Trying to wrap my head around it.
I'm a brain researcher in a psychology department; arguably what they call a "cognitive neuroscientist with a computational bent." And I love me a good brain metaphor. But this (cognitive science) paragraph and I live on different planets, and I'm trying to wrap my head around why, exactly, that is. Curious to hear your thoughts.
In this kind of metaphorical thinking, psychic states (such as emotions) are local maxima in a multidimensional space, which is not constrained to inner-brain dimensions, but incorporates bodily and perceptual dimensions as well (see Barrett, Ochsner, & Gross, 2007). Local maxima are established through constraint satisfaction processes. That is, in any given situation, some dimensions are fixed at specific values, be they input-related dimensions (seeing a crocodile nearby) or the inner-psychic retrieval of specific thoughts (remembering a horrifying scene from a movie). The network system identifies the best com- promise solution given the constraints.
https://pubmed.ncbi.nlm.nih.gov/30654702/
I'm not here to belittle this in any way. But rather curious about all the embedded assumptions that go into my own way of thinking and how they compare with the ones that go into this paragraph.
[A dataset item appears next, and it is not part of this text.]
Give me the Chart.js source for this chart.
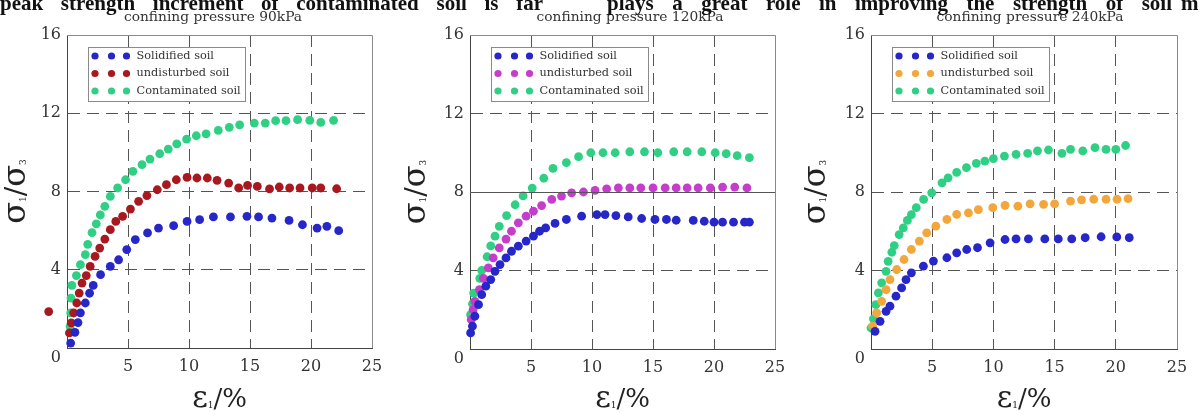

Setting aside the fact that the word "psychic" gives me chills:
*) I also like to think about dimensionality and how cognition is reflected in multi-D spaces (and I'm quite fluent in that).
*) I am, however, curious about a few things. What is an "inner brain dimension?" Something about emotion/affect, I think. And so this paragraph is describing something like how perception, emotion and interoception combine to create our experience.
*) It focuses on the idea that our experience right now (a psychic state) is created by a "constraint satisfaction process" to maximize something. I can appreciate that once the question is posed in this metaphorical way, then one can inquire: what is that process? But that's consciousness, I guess?
*) I'm once again stuck by the jargon that separates us. Again, I'm quite adjacent to this world but not in it. Why aren't we better talking to one another? My 1st year undergrads are really smart. Why aren't we all talking to them (to ensure we can talk to one another)?